Example: Precondition Inference

def divide(a, b):
    return a / b

# Inferred precondition: b != 0
# (Otherwise ZeroDivisionError)

def get_element(arr, index):
    return arr[index]

# Inferred preconditions:
# - arr != null
# - 0 <= index < len(arr)
# (Otherwise IndexError)

def withdraw(account, amount):
    if amount <= 0:
        raise ValueError("Amount must be positive")
    if account.balance < amount:
        raise InsufficientFundsError()
    account.balance -= amount

# Inferred preconditions:
# - amount > 0
# - account.balance >= amount

Static Precondition Inference

• Approach: Analyze code to find conditions that prevent errors.

def process_user(user):
    # Code checks user.age
    if user.age < 18:
        return "Minor"
    else:
        return "Adult"

# Inferred precondition: user != null AND user.age is defined
# (Otherwise AttributeError)

• Techniques:
• Null Pointer Analysis: Identify where null checks are needed.
• Bounds Analysis: Determine valid ranges for array indices and numeric values.
• Exception Analysis: Trace back from exception throws to find preventing conditions.

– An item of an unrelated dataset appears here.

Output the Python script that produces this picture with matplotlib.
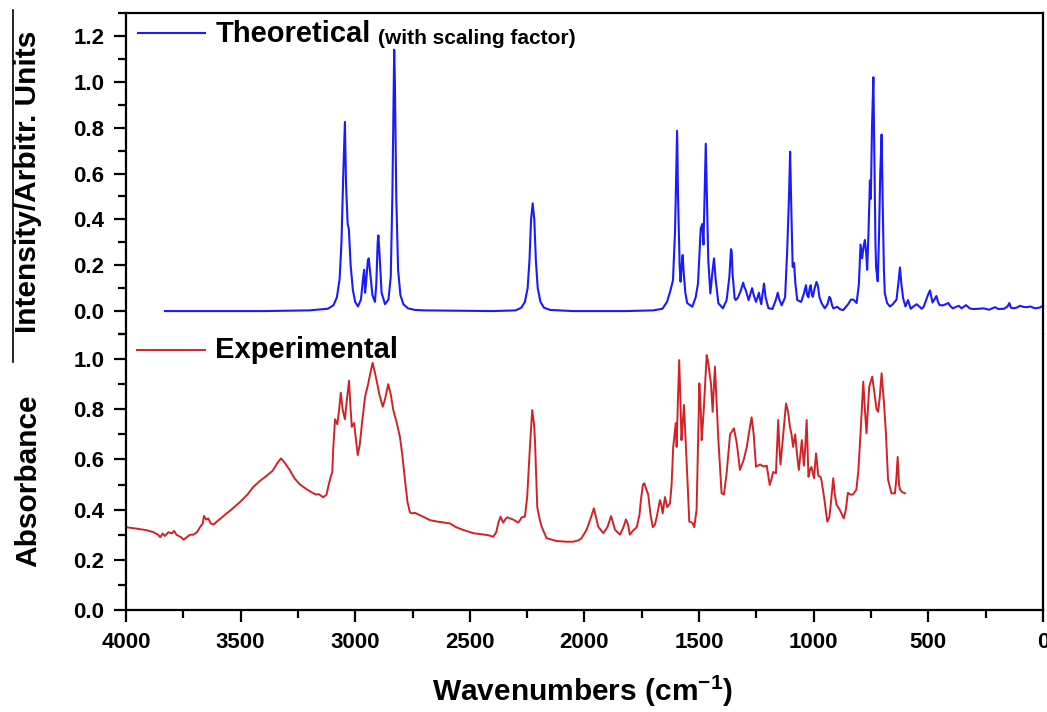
import matplotlib
matplotlib.use("Agg")
import matplotlib.pyplot as plt
from matplotlib.lines import Line2D
from matplotlib.ticker import MultipleLocator

# ---------------- data ----------------
# theoretical spectrum: (wavenumber, intensity)
theo_ch = [(3830, 0.0), (3400, 0.0), (3200, 0.003), (3120, 0.01), (3095, 0.025),
           (3080, 0.06), (3068, 0.14), (3060, 0.3), (3052, 0.6), (3045, 0.825),
           (3040, 0.55), (3033, 0.38), (3028, 0.36), (3020, 0.2), (3010, 0.09),
           (3000, 0.04), (2988, 0.02), (2975, 0.05), (2965, 0.15), (2961, 0.18),
           (2957, 0.08), (2953, 0.12), (2945, 0.22), (2941, 0.23), (2935, 0.17),
           (2925, 0.07), (2914, 0.04), (2908, 0.12), (2902, 0.3), (2899, 0.33),
           (2894, 0.25), (2885, 0.08), (2870, 0.03), (2855, 0.05), (2845, 0.15),
           (2838, 0.5), (2832, 1.0), (2830, 1.14), (2827, 1.0), (2821, 0.5),
           (2813, 0.18), (2803, 0.07), (2790, 0.03), (2770, 0.012), (2740, 0.005),
           (2700, 0.003), (2400, 0.0)]
theo_cn = [(2300, 0.003), (2275, 0.015), (2260, 0.04), (2248, 0.1), (2240, 0.22),
           (2233, 0.4), (2226, 0.47), (2219, 0.4), (2212, 0.22), (2204, 0.1),
           (2192, 0.04), (2177, 0.015), (2150, 0.005), (2050, 0.0), (1820, 0.0),
           (1700, 0.003), (1660, 0.01)]
theo_fp = [(1640, 0.04), (1625, 0.09), (1614, 0.135), (1605, 0.35), (1600, 0.6),
           (1596, 0.786), (1592, 0.5), (1585, 0.2), (1581, 0.128), (1576, 0.2),
           (1572, 0.244), (1566, 0.15), (1560, 0.08), (1552, 0.035), (1530, 0.019),
           (1515, 0.06), (1505, 0.12), (1493, 0.36), (1486, 0.38), (1481, 0.29),
           (1476, 0.5), (1471, 0.73), (1466, 0.5), (1460, 0.22), (1451, 0.077),
           (1441, 0.18), (1435, 0.23), (1428, 0.14), (1416, 0.034), (1396, 0.012),
           (1380, 0.048), (1368, 0.15), (1361, 0.27), (1358, 0.26), (1354, 0.16),
           (1345, 0.055), (1340, 0.048), (1330, 0.06), (1318, 0.09), (1308, 0.124),
           (1303, 0.106), (1296, 0.09), (1284, 0.048), (1275, 0.08), (1269, 0.10),
           (1262, 0.07), (1252, 0.04), (1245, 0.06), (1239, 0.08), (1234, 0.05),
           (1229, 0.03), (1224, 0.07), (1217, 0.12), (1210, 0.06), (1198, 0.013),
           (1180, 0.009), (1165, 0.05), (1157, 0.08), (1150, 0.05), (1140, 0.025),
           (1125, 0.06), (1116, 0.26), (1108, 0.5), (1103, 0.695), (1098, 0.45),
           (1092, 0.193), (1086, 0.21), (1080, 0.12), (1072, 0.048), (1055, 0.04),
           (1042, 0.08), (1034, 0.113), (1029, 0.07), (1023, 0.06), (1018, 0.1),
           (1013, 0.113), (1008, 0.07), (1004, 0.062), (996, 0.1), (988, 0.127),
           (982, 0.11), (975, 0.06), (966, 0.035), (952, 0.012), (940, 0.03),
           (932, 0.062), (927, 0.055), (920, 0.025), (915, 0.012), (905, 0.015),
           (898, 0.019), (885, 0.008), (872, 0.004), (850, 0.03), (838, 0.05)]
theo_low = [(827, 0.05), (813, 0.035), (803, 0.12), (796, 0.29), (789, 0.23),
            (783, 0.28), (777, 0.31), (771, 0.25), (767, 0.18), (761, 0.35),
            (755, 0.57), (751, 0.49), (746, 0.8), (740, 1.02), (735, 0.6),
            (731, 0.3), (728, 0.19), (721, 0.13), (716, 0.3), (710, 0.6),
            (704, 0.77), (699, 0.45), (694, 0.18), (690, 0.077), (680, 0.035),
            (668, 0.02), (655, 0.03), (639, 0.05), (630, 0.13), (624, 0.19),
            (618, 0.12), (610, 0.055), (600, 0.02), (589, 0.048), (577, 0.01),
            (565, 0.02), (551, 0.03), (540, 0.02), (529, 0.01), (520, 0.02),
            (511, 0.045), (500, 0.075), (493, 0.09), (487, 0.06), (482, 0.037),
            (474, 0.05), (465, 0.066), (458, 0.04), (451, 0.026), (435, 0.025),
            (413, 0.035), (403, 0.02), (393, 0.012), (380, 0.018), (368, 0.023),
            (355, 0.012), (336, 0.026), (320, 0.012), (307, 0.009), (280, 0.01),
            (260, 0.012), (235, 0.006), (209, 0.017), (195, 0.009), (170, 0.01),
            (155, 0.02), (147, 0.035), (140, 0.015), (130, 0.012), (115, 0.015),
            (100, 0.023), (85, 0.018), (70, 0.017), (55, 0.02), (35, 0.012),
            (15, 0.015), (6, 0.02), (0, 0.02)]

# experimental spectrum: (wavenumber, absorbance)
exp_hi = [(4000, 0.33), (3960, 0.325), (3910, 0.318), (3880, 0.31), (3860, 0.30),
          (3850, 0.29), (3840, 0.305), (3830, 0.295), (3815, 0.31), (3800, 0.305),
          (3790, 0.315), (3780, 0.30), (3760, 0.29), (3748, 0.28), (3735, 0.29),
          (3720, 0.30), (3706, 0.30), (3690, 0.31), (3677, 0.33), (3665, 0.345),
          (3660, 0.375), (3650, 0.36), (3641, 0.365), (3630, 0.345), (3619, 0.34),
          (3600, 0.355), (3580, 0.37), (3561, 0.385), (3540, 0.40), (3503, 0.43),
          (3470, 0.46), (3445, 0.49), (3415, 0.515), (3386, 0.535), (3360, 0.555),
          (3340, 0.585), (3324, 0.604), (3310, 0.59), (3285, 0.557), (3265, 0.525),
          (3241, 0.50), (3210, 0.48), (3183, 0.465), (3170, 0.46), (3160, 0.462),
          (3139, 0.449), (3125, 0.46), (3118, 0.49), (3107, 0.53), (3100, 0.55),
          (3096, 0.64), (3088, 0.76), (3078, 0.74), (3070, 0.80), (3063, 0.866),
          (3055, 0.80), (3045, 0.76), (3035, 0.85), (3027, 0.914), (3020, 0.80),
          (3015, 0.73), (3005, 0.745), (2997, 0.68), (2989, 0.617), (2980, 0.66),
          (2971, 0.74), (2957, 0.85), (2943, 0.903), (2935, 0.94), (2924, 0.985),
          (2915, 0.95), (2907, 0.916), (2895, 0.86), (2880, 0.81), (2870, 0.84),
          (2856, 0.90), (2845, 0.86), (2834, 0.797), (2820, 0.75), (2805, 0.69),
          (2795, 0.62), (2783, 0.518), (2772, 0.43), (2761, 0.388), (2750, 0.385),
          (2739, 0.387), (2718, 0.378), (2700, 0.37), (2674, 0.358), (2640, 0.352)]
exp_mid = [(2587, 0.345), (2560, 0.33), (2529, 0.319), (2485, 0.306), (2450, 0.302),
           (2420, 0.298), (2398, 0.292), (2385, 0.31), (2375, 0.35), (2366, 0.372),
           (2358, 0.355), (2354, 0.348), (2345, 0.362), (2337, 0.369), (2310, 0.36),
           (2289, 0.348), (2280, 0.36), (2274, 0.369), (2260, 0.372), (2250, 0.45),
           (2238, 0.65), (2228, 0.797), (2220, 0.74), (2216, 0.677), (2206, 0.41),
           (2195, 0.36), (2187, 0.332), (2165, 0.286), (2122, 0.275), (2080, 0.272),
           (2049, 0.272), (2025, 0.278), (2013, 0.286), (1991, 0.319), (1975, 0.36),
           (1959, 0.405), (1950, 0.37), (1940, 0.332), (1918, 0.306), (1900, 0.33),
           (1884, 0.374), (1875, 0.345), (1867, 0.32), (1845, 0.30), (1830, 0.33),
           (1819, 0.361), (1810, 0.34), (1802, 0.30), (1790, 0.315), (1772, 0.33),
           (1760, 0.38), (1754, 0.438), (1745, 0.50), (1739, 0.505), (1730, 0.48),
           (1722, 0.46), (1712, 0.38), (1702, 0.33), (1693, 0.34), (1685, 0.37),
           (1671, 0.438), (1665, 0.42), (1659, 0.385), (1649, 0.45), (1644, 0.43),
           (1639, 0.41), (1627, 0.425)]
exp_fp = [(1620, 0.50), (1613, 0.65), (1607, 0.70), (1602, 0.745), (1598, 0.65),
          (1592, 0.85), (1587, 0.996), (1582, 0.85), (1577, 0.677), (1571, 0.75),
          (1566, 0.817), (1562, 0.74), (1557, 0.65), (1550, 0.50), (1543, 0.352),
          (1535, 0.35), (1528, 0.345), (1521, 0.33), (1511, 0.40), (1505, 0.65),
          (1499, 0.903), (1493, 0.80), (1489, 0.677), (1484, 0.74), (1479, 0.81),
          (1472, 0.93), (1467, 1.016), (1461, 0.99), (1456, 0.956), (1448, 0.90),
          (1441, 0.79), (1436, 0.88), (1431, 0.97), (1424, 0.83), (1416, 0.677),
          (1402, 0.465), (1392, 0.46), (1380, 0.545), (1365, 0.70), (1348, 0.724),
          (1335, 0.66), (1322, 0.558), (1305, 0.60), (1292, 0.65), (1280, 0.72),
          (1271, 0.768), (1262, 0.70), (1252, 0.571), (1234, 0.58), (1220, 0.572),
          (1205, 0.575), (1192, 0.498), (1185, 0.52), (1177, 0.55), (1165, 0.545),
          (1155, 0.757), (1150, 0.65), (1145, 0.58), (1135, 0.68), (1121, 0.823),
          (1112, 0.79), (1104, 0.73), (1097, 0.70), (1090, 0.65), (1081, 0.70),
          (1073, 0.62), (1065, 0.558), (1058, 0.62), (1052, 0.677), (1043, 0.575),
          (1037, 0.65), (1031, 0.757), (1023, 0.531), (1016, 0.56), (1010, 0.57),
          (999, 0.525), (990, 0.624), (980, 0.535), (970, 0.53), (966, 0.515)]
exp_low = [(955, 0.45), (941, 0.352), (932, 0.37), (927, 0.41), (915, 0.525),
           (908, 0.46), (901, 0.42), (887, 0.40), (869, 0.365), (860, 0.40),
           (851, 0.467), (840, 0.46), (829, 0.46), (814, 0.48), (805, 0.56),
           (796, 0.704), (784, 0.91), (777, 0.80), (770, 0.704), (758, 0.89),
           (745, 0.93), (735, 0.86), (726, 0.80), (719, 0.79), (712, 0.85),
           (704, 0.943), (694, 0.83), (685, 0.70), (676, 0.52), (661, 0.465),
           (646, 0.465), (640, 0.52), (634, 0.61), (628, 0.50), (624, 0.48),
           (615, 0.47), (602, 0.465)]

x_ticks = [4000, 3500, 3000, 2500, 2000, 1500, 1000, 500, 0]

theo_wn, theo_int = zip(*(theo_ch + theo_cn + theo_fp + theo_low))
exp_wn, exp_abs = zip(*(exp_hi + exp_mid + exp_fp + exp_low))

blue = "#1a1aff"
red = "#d22228"

plt.rcParams['font.family'] = ['Liberation Sans', 'DejaVu Sans']
plt.rcParams['font.weight'] = 'bold'
plt.rcParams['mathtext.fontset'] = 'custom'
plt.rcParams['mathtext.rm'] = 'Liberation Sans:bold'
plt.rcParams['mathtext.bf'] = 'Liberation Sans:bold'

fig = plt.figure(figsize=(10.47, 7.12), dpi=100)
ax1 = fig.add_axes([0.1203, 0.5309, 0.8759, 0.4508])
ax2 = fig.add_axes([0.1203, 0.1433, 0.8759, 0.3876])

ax1.plot(theo_wn, theo_int, color=blue, lw=1.5)
ax2.plot(exp_wn, exp_abs, color=red, lw=1.4)

for ax in (ax1, ax2):
    ax.set_xlim(4000, 0)
    ax.yaxis.set_major_locator(MultipleLocator(0.2))
    ax.yaxis.set_minor_locator(MultipleLocator(0.1))
    for s in ax.spines.values():
        s.set_linewidth(1.6)
    ax.tick_params(axis='y', which='major', direction='out', length=8.6, width=1.6,
                   labelsize=16, pad=7)
    ax.tick_params(axis='y', which='minor', direction='out', length=5.5, width=1.6)

ax1.set_ylim(-0.1, 1.3)
ax2.set_ylim(0, 1.1)

ax1.spines['bottom'].set_visible(False)
ax2.spines['top'].set_visible(False)
ax1.set_xticks([])

ax2.set_xticks(x_ticks)
ax2.xaxis.set_minor_locator(MultipleLocator(250))
ax2.tick_params(axis='x', which='major', direction='out', length=8.6, width=1.6,
                labelsize=16, pad=7)
ax2.tick_params(axis='x', which='minor', direction='out', length=5.5, width=1.6)

# legends drawn by hand
ax1.plot([0.013, 0.086], [0.938, 0.938], transform=ax1.transAxes, color=blue, lw=1.5)
t = ax1.text(0.098, 0.935, 'Theoretical', transform=ax1.transAxes, fontsize=21,
             fontweight='bold', va='center')
ax1.annotate('(with scaling factor)', xy=(1, 0), xycoords=t, xytext=(5, 0),
             textcoords='offset points', fontsize=15, fontweight='bold', va='bottom')

ax2.plot([0.012, 0.086], [0.942, 0.942], transform=ax2.transAxes, color=red, lw=1.4)
ax2.text(0.097, 0.942, 'Experimental', transform=ax2.transAxes, fontsize=21,
         fontweight='bold', va='center')

# axis labels
fig.text(36 / 1047, 0.745, 'Intensity/Arbitr. Units', rotation=90, fontsize=21.5,
         fontweight='bold', ha='center', va='baseline', rotation_mode='anchor')
fig.text(36 / 1047, 0.325, 'Absorbance', rotation=90, fontsize=21.5,
         fontweight='bold', ha='center', va='baseline', rotation_mode='anchor')
fig.text(0.556, 0.0155, r'Wavenumbers (cm$^{\mathbf{-1}}$)', fontsize=21.5,
         fontweight='bold', ha='center', va='baseline')

# thin vertical rule at the far left of the original
fig.add_artist(Line2D([12.5 / 1047, 12.5 / 1047], [1 - 10 / 712, 1 - 362 / 712],
                      color='black', lw=1.2))

fig.savefig('out.png', dpi=100)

Dynamic Precondition Inference

• Approach: Run function with many inputs, observe successes and failures.

# Function:
def sqrt(x):
    return x ** 0.5

# Test inputs:
sqrt(4) → 2.0 (success)
sqrt(0) → 0.0 (success)
sqrt(-1) → complex number or error (failure)

# Inferred precondition: x >= 0

• Daikon-Style: Collect traces of successful executions, find properties that always hold for inputs.

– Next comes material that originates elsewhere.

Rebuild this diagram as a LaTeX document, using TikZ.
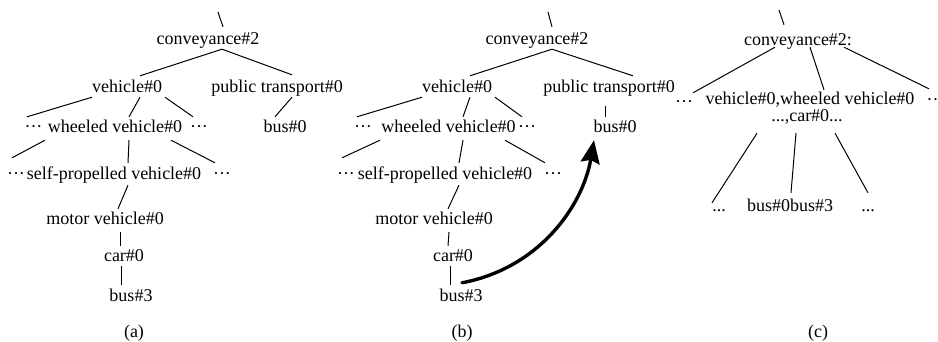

Symbolic Execution for Preconditions

• Approach: Symbolically execute function, collect path conditions.

def abs_value(x):
    if x < 0:
        return -x
    else:
        return x

# Symbolic execution:
# Path 1: x < 0 → return -x (requires x < 0)
# Path 2: x >= 0 → return x (requires x >= 0)
# Combined precondition: true (no restriction, works for all x)

def safe_divide(a, b):
    if b == 0:
        raise ValueError()
    return a / b

# Symbolic execution:
# Path 1: b == 0 → exception
# Path 2: b != 0 → return a/b (success)
# Precondition for success: b != 0

LLM-Based Precondition Inference

• Code Analysis: LLMs analyze function code to identify implicit preconditions.
• Natural Language: LLMs express preconditions in human-readable form.
• Documentation Mining: LLMs extract preconditions from comments and documentation.

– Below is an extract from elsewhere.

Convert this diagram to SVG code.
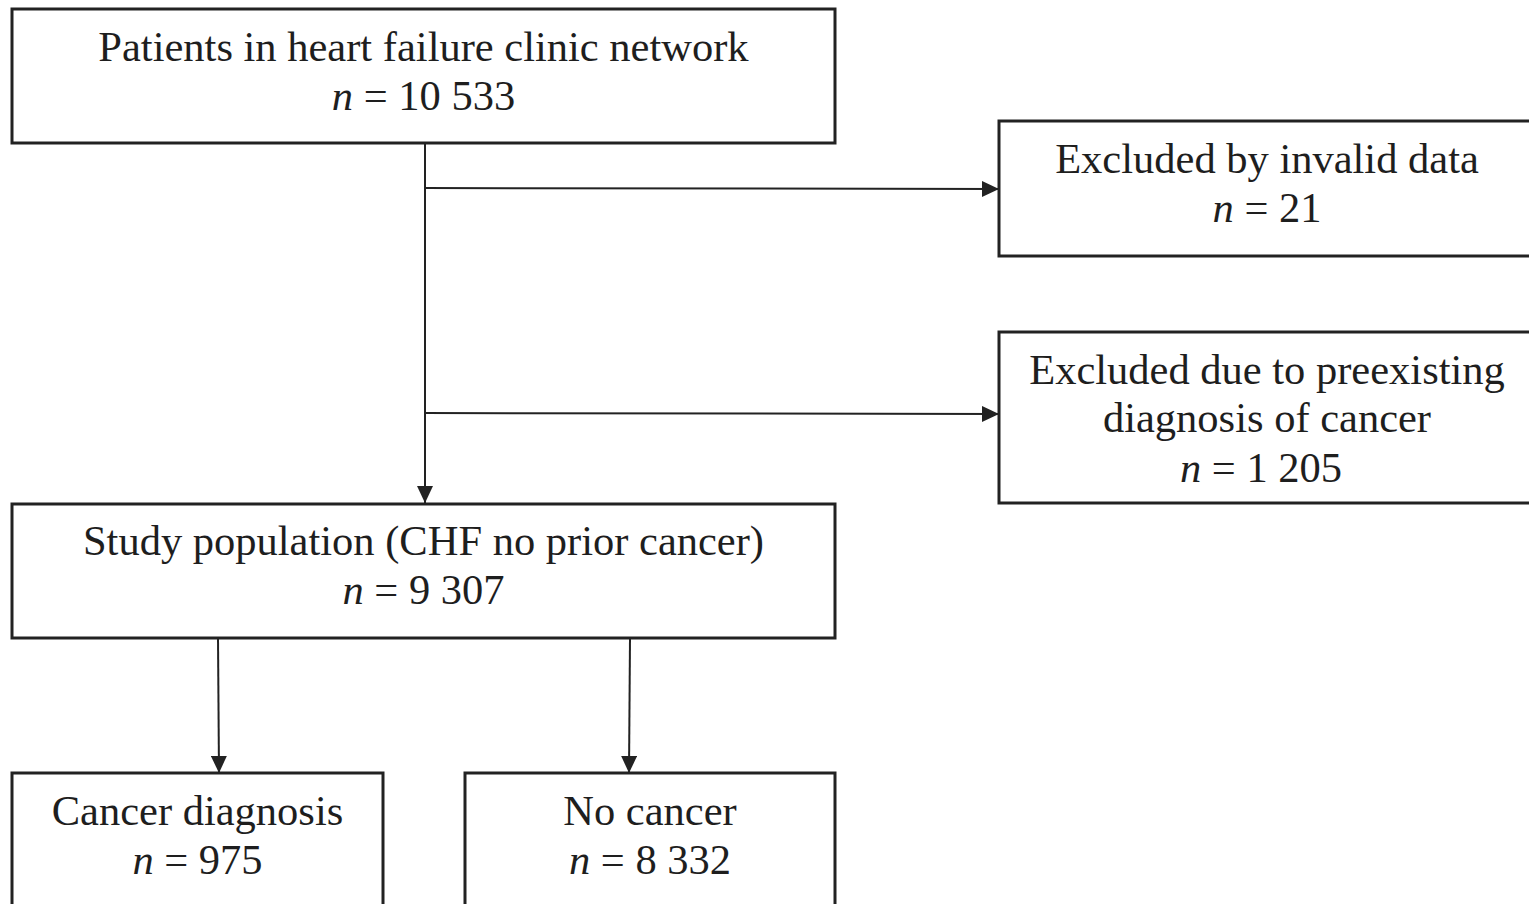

Example: LLM Inferring Preconditions

def binary_search(arr, target):
    left, right = 0, len(arr) - 1
    while left <= right:
        mid = (left + right) // 2
        if arr[mid] == target:
            return mid
        elif arr[mid] < target:
            left = mid + 1
        else:
            right = mid - 1
    return -1

# LLM-inferred preconditions:
"""
Preconditions:
  - arr is not null/None
  - arr is sorted in ascending order
  - target is comparable with elements of arr
  
Without these preconditions:
  - If arr is None: AttributeError
  - If arr is unsorted: incorrect result (not an error, but wrong answer)
  - If target is incomparable: TypeError
"""

Applications

• API Documentation: Automatically document function requirements.
• Defensive Programming: Insert precondition checks at function entry.

``python def withdraw(account, amount): assert amount > 0, "Amount must be positive" assert account.balance >= amount, "Insufficient funds" # ... rest of function ``

• Contract-Based Programming: Generate contracts for design-by-contract systems.
• Test Input Generation: Generate test inputs that satisfy preconditions.
• Static Analysis: Use preconditions to improve precision of static analyzers.

Challenges

• Completeness: May not discover all preconditions, especially complex ones.
• Precision: May infer preconditions that are too strong (overly restrictive) or too weak (insufficient).
• Implicit Preconditions: Some preconditions are implicit in the domain — hard to infer from code alone.
• Validation: Determining whether inferred preconditions are correct requires human judgment.

Evaluation

• Soundness: Are inferred preconditions actually required?
• Completeness: Are all necessary preconditions discovered?
• Usefulness: Do inferred preconditions help developers?

Precondition inference is a valuable program analysis technique — it automatically discovers function requirements, improving documentation, enabling verification, and helping developers use APIs correctly.